Namun, di hati kaum hawa di kampungnya, ayah satu anak itu memiliki arti tersendiri. Selain cerita soal ”kepahlawanan di medan laga”, tampilan fisiknya yang menarik membuat mereka kesengsem. Bagaimana tidak, perawakannya tegap, gagah, dengan kulit yang putih bersih. Wajar kalau mereka tak mau ”ditinggalkan” si ganteng.
Debut pertamanya dalam kisruh Poso terjadi kala periode ketiga pada 2000, kelanjutan konflik awal pada Desember 1998. Saat itu kelompok Merah (sebutan bagi massa Kristiani) yang dipimpin Febianus Tibo melumat kelompok Putih, yang beragama Islam. Pada April tahun berikutnya, pengadilan Poso memvonis Tibo hukuman mati. Nah, Beteleme menjadi sasaran serangan Madong dkk. karena itu desa asal Tibo.
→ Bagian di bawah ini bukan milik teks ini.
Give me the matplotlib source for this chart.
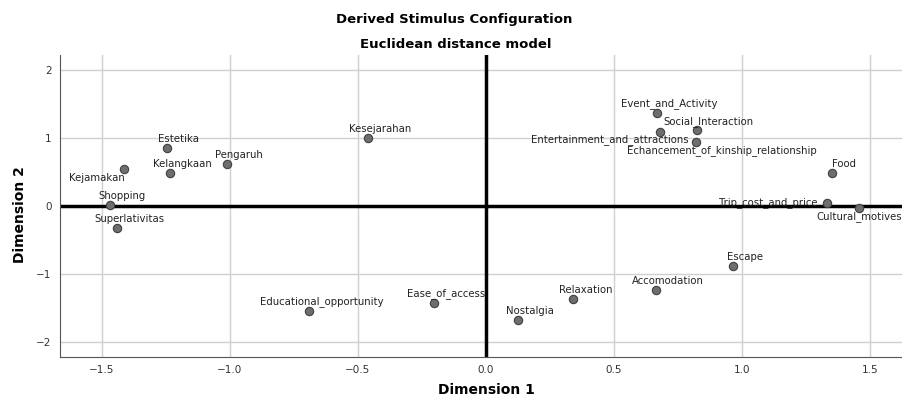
import numpy as np
import matplotlib.pyplot as plt

plt.rcParams['font.family'] = ['DejaVu Sans']

names = ['Estetika', 'Kejamakan', 'Kelangkaan', 'Pengaruh', 'Kesejarahan',
         'Shopping', 'Superlativitas', 'Event_and_Activity', 'Entertainment_and_attractions',
         'Social_Interaction', 'Echancement_of_kinship_relationship', 'Food',
         'Trip_cost_and_price', 'Cultural_motives', 'Educational_opportunity',
         'Ease_of_access', 'Escape', 'Accomodation', 'Relaxation', 'Nostalgia']
dim1 = [-1.247, -1.413, -1.233, -1.012, -0.461, -1.469, -1.440, 0.669, 0.680,
        0.824, 0.819, 1.353, 1.331, 1.457, -0.690, -0.204, 0.965, 0.664, 0.341, 0.124]
dim2 = [0.85, 0.544, 0.48, 0.61, 0.995, 0.02, -0.32, 1.37, 1.09,
        1.11, 0.94, 0.48, 0.044, -0.03, -1.54, -1.42, -0.88, -1.24, -1.37, -1.68]

# label offsets in pixels (default: up and a little right)
offsets = {'Kejamakan': (-27, -9), 'Entertainment_and_attractions': (-50, -8),
           'Echancement_of_kinship_relationship': (26, -9),
           'Trip_cost_and_price': (-58, 0), 'Cultural_motives': (0, -9)}

fig = plt.figure(figsize=(9.02, 3.98), dpi=100)
ax = fig.add_axes([0.0665, 0.103, 0.9335, 0.759])

ax.grid(True, color='#d0d0d0', linewidth=1)
ax.set_axisbelow(True)
ax.axhline(0, color='black', linewidth=2.5, zorder=2)
ax.axvline(0, color='black', linewidth=2.5, zorder=2)

ax.scatter(dim1, dim2, s=36, facecolor='#6e6e6e', edgecolor='#404040',
           linewidth=0.8, zorder=3)

for n, x, y in zip(names, dim1, dim2):
    dx, dy = offsets.get(n, (12, 9))
    ax.annotate(n, (x, y), xytext=(dx, dy), textcoords='offset pixels',
                ha='center', va='center', fontsize=7.3, color='#222222', zorder=4)

ax.set_xlim(-1.664, 1.625)
ax.set_ylim(-2.22, 2.22)
ax.set_xticks([-1.5, -1.0, -0.5, 0.0, 0.5, 1.0, 1.5])
ax.set_yticks([-2, -1, 0, 1, 2])
ax.tick_params(length=0, labelsize=7.5, colors='#333333', pad=6)

for s in ['top', 'right']:
    ax.spines[s].set_visible(False)
for s in ['left', 'bottom']:
    ax.spines[s].set_color('#555555')

ax.set_xlabel('Dimension 1', fontsize=10, fontweight='bold', va='center')
ax.set_ylabel('Dimension 2', fontsize=10, fontweight='bold', va='center')
ax.xaxis.set_label_coords(0.507, -0.109)
ax.yaxis.set_label_coords(-0.0475, 0.47)

fig.text(0.503, 0.95, 'Derived Stimulus Configuration', ha='center', va='center',
         fontsize=9.5, fontweight='bold')
fig.text(0.505, 0.889, 'Euclidean distance model', ha='center', va='center',
         fontsize=9.5, fontweight='bold')

plt.savefig('out.png', dpi=100)
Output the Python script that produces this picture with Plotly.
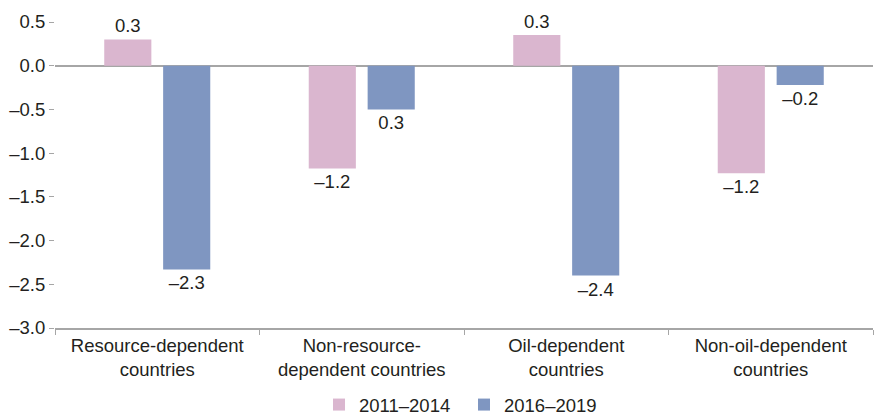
import plotly.graph_objects as go

categories = ["Resource-dependent<br>countries", "Non-resource-<br>dependent countries",
              "Oil-dependent<br>countries", "Non-oil-dependent<br>countries"]
series_names = ["2011–2014", "2016–2019"]
values_2011_2014 = [0.30, -1.175, 0.35, -1.23]
values_2016_2019 = [-2.33, -0.50, -2.40, -0.22]
labels_2011_2014 = ["0.3", "–1.2", "0.3", "–1.2"]
labels_2016_2019 = ["–2.3", "0.3", "–2.4", "–0.2"]
y_tick_vals = [0.5, 0.0, -0.5, -1.0, -1.5, -2.0, -2.5, -3.0]
y_tick_text = ["0.5", "0.0", "–0.5", "–1.0", "–1.5", "–2.0", "–2.5", "–3.0"]

FONT = "Liberation Sans, Arial, sans-serif"
FS = 18.5
PINK = "#dab6cf"
BLUE = "#7f96c1"
TXT = "#231f20"

fig = go.Figure()
for name, vals, labs, col in [(series_names[0], values_2011_2014, labels_2011_2014, PINK),
                              (series_names[1], values_2016_2019, labels_2016_2019, BLUE)]:
    fig.add_trace(go.Bar(
        x=categories, y=vals, name=name, marker=dict(color=col, line=dict(width=0)),
        text=labs, textposition="outside", cliponaxis=False,
        textfont=dict(family=FONT, size=FS, color=TXT),
        hoverinfo="skip",
    ))

fig.update_layout(
    width=874, height=418,
    margin=dict(l=55, r=1, t=22, b=90, autoexpand=False),
    plot_bgcolor="white", paper_bgcolor="white",
    barmode="group", bargap=0.424, bargroupgap=0.2,
    font=dict(family=FONT, size=FS, color=TXT),
    showlegend=True,
    legend=dict(orientation="h", x=0.5, xanchor="center", yref="container", y=0.031, yanchor="middle",
                font=dict(family=FONT, size=FS, color=TXT), traceorder="normal",
                entrywidth=100, entrywidthmode="pixels"),
)
fig.update_xaxes(
    showline=True, linecolor="#a6a6a6", linewidth=2,
    ticks="outside", tickson="boundaries", ticklen=5, tickcolor="#a6a6a6",
    showgrid=False, tickfont=dict(family=FONT, size=FS, color=TXT),
)
fig.update_yaxes(
    range=[-3.0, 0.5], tickvals=y_tick_vals, ticktext=y_tick_text,
    showgrid=False, zeroline=True, zerolinecolor="#a6a6a6", zerolinewidth=2,
    showline=False, ticks="outside", ticklen=5, tickcolor="#a6a6a6",
    tickfont=dict(family=FONT, size=FS, color=TXT), ticklabelstandoff=0,
)
fig.write_html("out.html", config={"displayModeBar": False},
               post_script="document.body.style.margin='0';")
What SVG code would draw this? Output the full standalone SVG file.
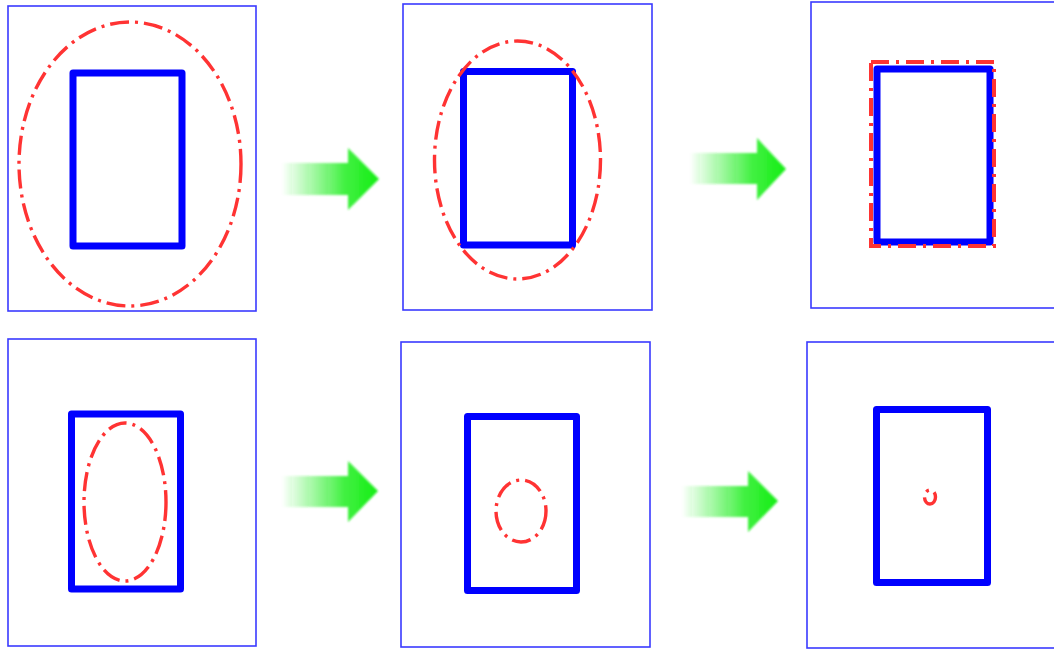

Rupanya serangan balas dendam itu menjadi akhir cerita Madong. Razia polisi pada 21 Oktober lalu di perbatasan Desa Mahoni dan Masaro, Kecamatan Lembo, memergokinya. Siang itu polisi curiga kepada penumpang di bak truk yang telanjang dada dengan celana panjang lusuh. Ia gelisah sewaktu didekati, kepalanya celingukan, seperti mau lari.
Belum diinterogasi, ia sudah berontak dan merampas golok milik petani yang lewat di depan pos. Hampir saja petani tadi dibacok. Untung, polisi bergerak sigap. Tanpa tembakan peringatan, moncong senjata diarahkan persis ke dadanya. Dor! Madong roboh. ”Kamu Madong, ya? Ayo mengaku! Kamu Madong, kan?” kata petugas yang memburunya hampir sepekan, setengah memaksa. Tapi yang ditanya cuek saja, hanya tersenyum kecil, lalu matanya mendelik. Mati.
Menurut sopir truk yang ditumpanginya, Madong naik dari pinggir hutan Desa Mahoni hendak ke Tompira, 7 kilometer dari Mahoni. Menjelang pos polisi, si penumpang mengetuk-ngetuk kaca belakang seraya memberikan tanda agar jangan berhenti. Sopir justru memerintahkan agar kernetnya memanggil polisi. ”Kalau tak mencurigakan, Madong bisa membuat kami kecolongan,” kata Direktur Samapta Kepolisian Daerah Sulawesi Tengah, Ajun Komisaris Besar Polisi Silaban, kepada TEMPO. Polisi tak tahu persis wajahnya. Mereka hanya tahu nama dan perkiraan bentuk fisik sesuai dengan keterangan rekan-rekannya yang tertangkap. Dan takdir sang buron rupanya berakhir di ujung senapan.